Set problem →
Retype nothing but the lines from the start of the material up to and including the line with "const finalVolume = 15125;". Pictures don't belong in the copy.

Stored data →
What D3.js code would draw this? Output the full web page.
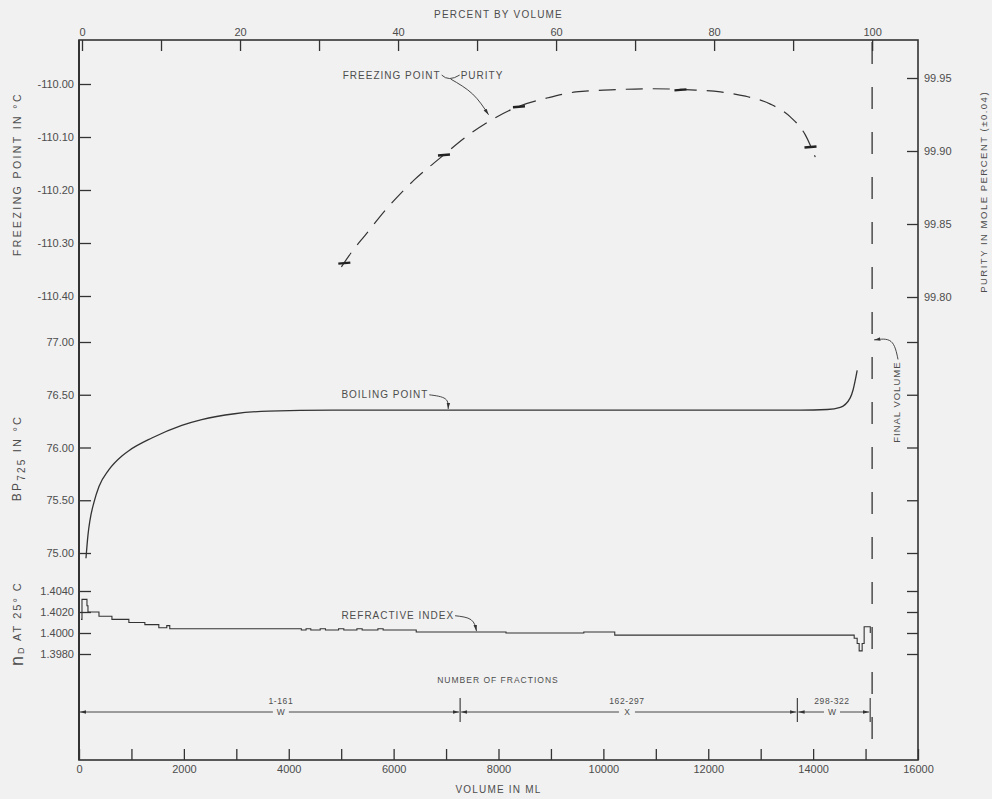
<!DOCTYPE html>
<html><head><meta charset="utf-8">
<script src="https://cdn.jsdelivr.net/npm/d3@7"></script>
<style>
html,body{margin:0;padding:0;background:#f1f1f1;}
svg{display:block;}
text{font-family:"Liberation Sans",Arial,sans-serif;fill:#4d4d4d;}
</style></head><body>
<svg id="chart" width="992" height="799"></svg>
<script>
// ---------- data ----------
const volumeTicks = d3.range(0, 16001, 1000);
const volumeLabelTicks = d3.range(0, 16001, 2000);
const percentTicks = d3.range(0, 101, 10);
const fpTicks = [-110.00, -110.10, -110.20, -110.30, -110.40];
const bpTicks = [75.00, 75.50, 76.00, 76.50, 77.00];
const riTicks = [1.3980, 1.4000, 1.4020, 1.4040];
const purityTicks = [99.80, 99.85, 99.90, 99.95];
const finalVolume = 15125;

// freezing point (dashed curve) and measured points
const fpCurveVolume = [5004, 5230, 5460, 5879, 6393, 6906, 7401, 7896, 8390, 8942, 9475, 10141, 10902, 11663, 12234, 12709, 13185, 13565, 13851, 14041];
const fpCurveValue = [-110.345, -110.313, -110.285, -110.234, -110.181, -110.138, -110.098, -110.066, -110.042, -110.026, -110.015, -110.011, -110.009, -110.011, -110.015, -110.023, -110.038, -110.062, -110.096, -110.138];
const fpPointVolume = [5060, 6960, 8390, 11470, 13950];
const fpPointValue = [-110.338, -110.134, -110.043, -110.011, -110.119];

// boiling point
const bpVolume = [133, 171, 209, 285, 381, 571, 818, 951, 1389, 1960, 2340, 2968, 3615, 4814, 8000, 12000, 13756, 14270, 14517, 14707, 14764, 14840];
const bpValue = [74.95, 75.17, 75.31, 75.48, 75.63, 75.79, 75.92, 75.97, 76.09, 76.21, 76.265, 76.32, 76.345, 76.355, 76.355, 76.355, 76.355, 76.36, 76.38, 76.47, 76.55, 76.73];

// refractive index (stepped)
const riVolume = [38, 57, 114, 152, 171, 304, 381, 628, 951, 1256, 1522, 1674, 1731, 4240, 4330, 4420, 4600, 4700, 4950, 5050, 5300, 5400, 5700, 5800, 6431, 8143, 9627, 10217, 14726, 14783, 14840, 14878, 14935, 14973, 15090];
const riValue = [1.4013, 1.4032, 1.4032, 1.4026, 1.4020, 1.4020, 1.4016, 1.4013, 1.4010, 1.4008, 1.4005, 1.4007, 1.4004, 1.40028, 1.4004, 1.40028, 1.4004, 1.40028, 1.4004, 1.40028, 1.4004, 1.40028, 1.4004, 1.40028, 1.4001, 1.4000, 1.4001, 1.3998, 1.3998, 1.3995, 1.3990, 1.3983, 1.3990, 1.4006, 1.4000];

// fractions
const fractionBounds = [0, 7268, 13699, 15088];
const fractionRanges = ["1-161", "162-297", "298-322"];
const fractionCodes = ["W", "X", "W"];
const fractionLabelVolume = [3850, 10450, 14360];

// ---------- layout ----------
const L = 79, R = 918, T = 40, B = 760;
const svg = d3.select("#chart");
const ink = "#333";

const x = d3.scaleLinear().domain([0, 16000]).range([L, R]);
const pct = d3.scaleLinear().domain([0, 100]).range([x(0) + 3, x(finalVolume)]);
const fpY = d3.scaleLinear().domain([-110.40, -110.00]).range([296, 84]);
const purY = d3.scaleLinear().domain([99.80, 99.95]).range([297, 78]);
const bpY = d3.scaleLinear().domain([75, 77]).range([553, 342]);
const riY = d3.scaleLinear().domain([1.398, 1.404]).range([654, 591]);

const defs = svg.append("defs");
defs.append("marker").attr("id", "arr").attr("viewBox", "0 0 10 10")
  .attr("refX", 10).attr("refY", 5).attr("markerWidth", 7).attr("markerHeight", 7)
  .attr("orient", "auto-start-reverse")
  .append("path").attr("d", "M0,2.2L10,5L0,7.8z").attr("fill", ink);

svg.append("rect").attr("width", 992).attr("height", 799).attr("fill", "#f1f1f1");

function styleAxis(g, size) {
  g.select(".domain").remove();
  g.selectAll(".tick line").attr("stroke", ink).attr("stroke-width", 1.3);
  g.selectAll(".tick text").attr("font-size", size || 11).attr("fill", "#4d4d4d")
    .attr("font-family", "\"Liberation Sans\",Arial,sans-serif");
}
const f2 = d => d.toFixed(2);

// bottom axis
svg.append("g").attr("transform", `translate(0,${B})`)
  .call(d3.axisBottom(x).tickValues(volumeTicks).tickSizeInner(-11).tickSizeOuter(0).tickPadding(5)
    .tickFormat(d => volumeLabelTicks.includes(d) ? d : ""))
  .call(g => styleAxis(g, 11));

// top axis
svg.append("g").attr("transform", `translate(0,${T})`)
  .call(d3.axisTop(pct).tickValues(percentTicks).tickSizeInner(-11).tickSizeOuter(0).tickPadding(4)
    .tickFormat(d => d % 20 === 0 ? d : ""))
  .call(g => styleAxis(g, 11));

// left axes
const leftG = svg.append("g").attr("transform", `translate(${L},0)`);
leftG.append("g").call(d3.axisLeft(fpY).tickValues(fpTicks).tickSizeInner(-12).tickPadding(5).tickFormat(f2)).call(g => styleAxis(g));
leftG.append("g").call(d3.axisLeft(bpY).tickValues(bpTicks).tickSizeInner(-12).tickPadding(5).tickFormat(f2)).call(g => styleAxis(g));
leftG.append("g").call(d3.axisLeft(riY).tickValues(riTicks).tickSizeInner(-12).tickPadding(5).tickFormat(d => d.toFixed(4))).call(g => styleAxis(g));

// right axes
const rightG = svg.append("g").attr("transform", `translate(${R},0)`);
rightG.append("g").call(d3.axisRight(purY).tickValues(purityTicks).tickSizeInner(-11).tickPadding(6).tickFormat(f2)).call(g => styleAxis(g));
rightG.append("g").call(d3.axisRight(bpY).tickValues(bpTicks).tickSizeInner(-11).tickFormat("")).call(g => styleAxis(g));
rightG.append("g").call(d3.axisRight(riY).tickValues(riTicks).tickSizeInner(-11).tickFormat("")).call(g => styleAxis(g));

// frame
svg.append("rect").attr("x", L).attr("y", T).attr("width", R - L).attr("height", B - T)
  .attr("fill", "none").attr("stroke", ink).attr("stroke-width", 1.6);
svg.append("line").attr("x1", L).attr("x2", L).attr("y1", T).attr("y2", B)
  .attr("stroke", ink).attr("stroke-width", 2);

// final volume dashed line
svg.append("line").attr("x1", x(finalVolume)).attr("x2", x(finalVolume)).attr("y1", T + 2).attr("y2", B)
  .attr("stroke", ink).attr("stroke-width", 1.3).attr("stroke-dasharray", "22,23");

// freezing point curve
const fpData = fpCurveVolume.map((v, i) => [v, fpCurveValue[i]]);
svg.append("path").datum(fpData)
  .attr("d", d3.line().x(d => x(d[0])).y(d => fpY(d[1])).curve(d3.curveMonotoneX))
  .attr("fill", "none").attr("stroke", ink).attr("stroke-width", 1.2).attr("stroke-dasharray", "17,10");
svg.selectAll(".fpPt").data(fpPointVolume.map((v, i) => [v, fpPointValue[i]])).enter().append("line")
  .attr("x1", d => x(d[0]) - 6).attr("x2", d => x(d[0]) + 6)
  .attr("y1", d => fpY(d[1]) + 0.5).attr("y2", d => fpY(d[1]) - 0.5)
  .attr("stroke", "#222").attr("stroke-width", 2.4);

// boiling point curve
const bpData = bpVolume.map((v, i) => [v, bpValue[i]]);
svg.append("path").datum(bpData)
  .attr("d", d3.line().x(d => x(d[0])).y(d => bpY(d[1])).curve(d3.curveMonotoneX))
  .attr("fill", "none").attr("stroke", ink).attr("stroke-width", 1.3);

// refractive index
const riData = riVolume.map((v, i) => [v, riValue[i]]);
svg.append("path").datum(riData)
  .attr("d", d3.line().x(d => x(d[0])).y(d => riY(d[1])).curve(d3.curveStepAfter))
  .attr("fill", "none").attr("stroke", ink).attr("stroke-width", 1.1);

// ---------- labels ----------
function label(txt, px, py, opts = {}) {
  const t = svg.append("text").attr("x", px).attr("y", py).text(txt)
    .attr("font-size", opts.size || 10).attr("letter-spacing", opts.ls == null ? 1 : opts.ls)
    .attr("text-anchor", opts.anchor || "start").attr("dominant-baseline", "middle");
  if (opts.rotate) t.attr("transform", `rotate(-90,${px},${py})`);
  return t;
}
function leader(pts, arrow) {
  const p = svg.append("path").attr("d", d3.line().curve(d3.curveNatural)(pts))
    .attr("fill", "none").attr("stroke", ink).attr("stroke-width", 0.9);
  if (arrow) p.attr("marker-end", "url(#arr)");
}

// freezing point – purity
const fpLy = fpY(-109.985);
const fpT = label("FREEZING POINT", x(5030), fpLy);
const fpEnd = x(5030) + fpT.node().getComputedTextLength();
svg.append("path").attr("d", `M${fpEnd + 1},${fpLy - 1} Q${fpEnd + 8},${fpLy + 6} ${fpEnd + 19},${fpLy - 1}`)
  .attr("fill", "none").attr("stroke", ink).attr("stroke-width", 0.9);
label("PURITY", fpEnd + 20, fpLy);
leader([[fpEnd + 10, fpLy + 3], [fpEnd + 32, fpLy + 18], [x(7810), fpY(-110.058)]], true);

// boiling point
const bpLy = bpY(76.49);
const bpT = label("BOILING POINT", x(5004), bpLy);
const bpEnd = x(5004) + bpT.node().getComputedTextLength();
leader([[bpEnd + 1, bpLy - 1], [bpEnd + 17, bpLy + 3], [x(7040), bpY(76.365)]], true);

// refractive index
const riLy = riY(1.40155);
const riT = label("REFRACTIVE INDEX", x(5004), riLy);
const riEnd = x(5004) + riT.node().getComputedTextLength();
leader([[riEnd + 1, riLy - 1], [riEnd + 17, riLy + 3], [x(7580), riY(1.40018)]], true);

// final volume
const fvX = x(15600), fvY = bpY(76.43);
const fvT = label("FINAL VOLUME", fvX, fvY, { anchor: "middle", rotate: true, size: 9.5 });
const fvHalf = fvT.node().getComputedTextLength() / 2;
leader([[fvX + 1, fvY - fvHalf - 2], [fvX - 6, fvY - fvHalf - 20], [x(finalVolume) + 2, bpY(77.02)]], true);

// axis titles
label("PERCENT BY VOLUME", x(8000), 15, { anchor: "middle", size: 10, ls: 1.2 });
label("VOLUME IN ML", x(8000), 790, { anchor: "middle", size: 10, ls: 1.2 });
label("FREEZING POINT IN °C", 18, fpY(-110.17), { anchor: "middle", rotate: true, size: 10.5, ls: 2.4 });
const bpTitle = svg.append("text").attr("transform", `translate(18,${bpY(75.9)}) rotate(-90)`)
  .attr("text-anchor", "middle").attr("dominant-baseline", "middle").attr("font-size", 12).attr("letter-spacing", 2.2);
bpTitle.append("tspan").text("BP");
bpTitle.append("tspan").text("725").attr("font-size", 10).attr("dy", 4);
bpTitle.append("tspan").text(" IN °C").attr("dy", -4).attr("font-size", 11);
const riTitle = svg.append("text").attr("transform", `translate(18,${riY(1.4009)}) rotate(-90)`)
  .attr("text-anchor", "middle").attr("dominant-baseline", "middle").attr("font-size", 11).attr("letter-spacing", 2);
riTitle.append("tspan").text("n").attr("font-size", 18);
riTitle.append("tspan").text("D").attr("font-size", 9).attr("dy", 4);
riTitle.append("tspan").text(" AT 25° C").attr("dy", -4);
label("PURITY IN MOLE PERCENT (±0.04)", 984, purY(99.872), { anchor: "middle", rotate: true, size: 9.5, ls: 1.5 });

// fractions
const fracY = 712;
label("NUMBER OF FRACTIONS", x(7990), 681, { anchor: "middle", size: 8.5, ls: 1 });
fractionBounds.slice(1).forEach(b => {
  svg.append("line").attr("x1", x(b)).attr("x2", x(b)).attr("y1", fracY - 14).attr("y2", fracY + 10)
    .attr("stroke", ink).attr("stroke-width", 1.1);
});
fractionRanges.forEach((r, i) => {
  const x0 = x(fractionBounds[i]) + 1, x1 = x(fractionBounds[i + 1]) - 1, xm = x(fractionLabelVolume[i]);
  svg.append("line").attr("x1", xm - 8).attr("x2", x0).attr("y1", fracY).attr("y2", fracY)
    .attr("stroke", ink).attr("stroke-width", 0.9).attr("marker-end", "url(#arr)");
  svg.append("line").attr("x1", xm + 8).attr("x2", x1).attr("y1", fracY).attr("y2", fracY)
    .attr("stroke", ink).attr("stroke-width", 0.9).attr("marker-end", "url(#arr)");
  label(r, xm, fracY - 10, { anchor: "middle", size: 8.5, ls: 0.6 });
  label(fractionCodes[i], xm, fracY + 1, { anchor: "middle", size: 8.5, ls: 0 });
});
</script>
</body></html>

Solved problem →
What D3.js code would draw this? Output the full web page.
<!DOCTYPE html>
<html><head><meta charset="utf-8">
<script src="https://cdn.jsdelivr.net/npm/d3@7"></script>
<style>
html,body{margin:0;padding:0;background:#f1f1f1;}
svg{display:block;}
text{font-family:"Liberation Sans",Arial,sans-serif;fill:#4d4d4d;}
</style></head><body>
<svg id="chart" width="992" height="799"></svg>
<script>
// ---------- data ----------
const volumeTicks = d3.range(0, 16001, 1000);
const volumeLabelTicks = d3.range(0, 16001, 2000);
const percentTicks = d3.range(0, 101, 10);
const fpTicks = [-110.00, -110.10, -110.20, -110.30, -110.40];
const bpTicks = [75.00, 75.50, 76.00, 76.50, 77.00];
const riTicks = [1.3980, 1.4000, 1.4020, 1.4040];
const purityTicks = [99.80, 99.85, 99.90, 99.95];
const finalVolume = 15125;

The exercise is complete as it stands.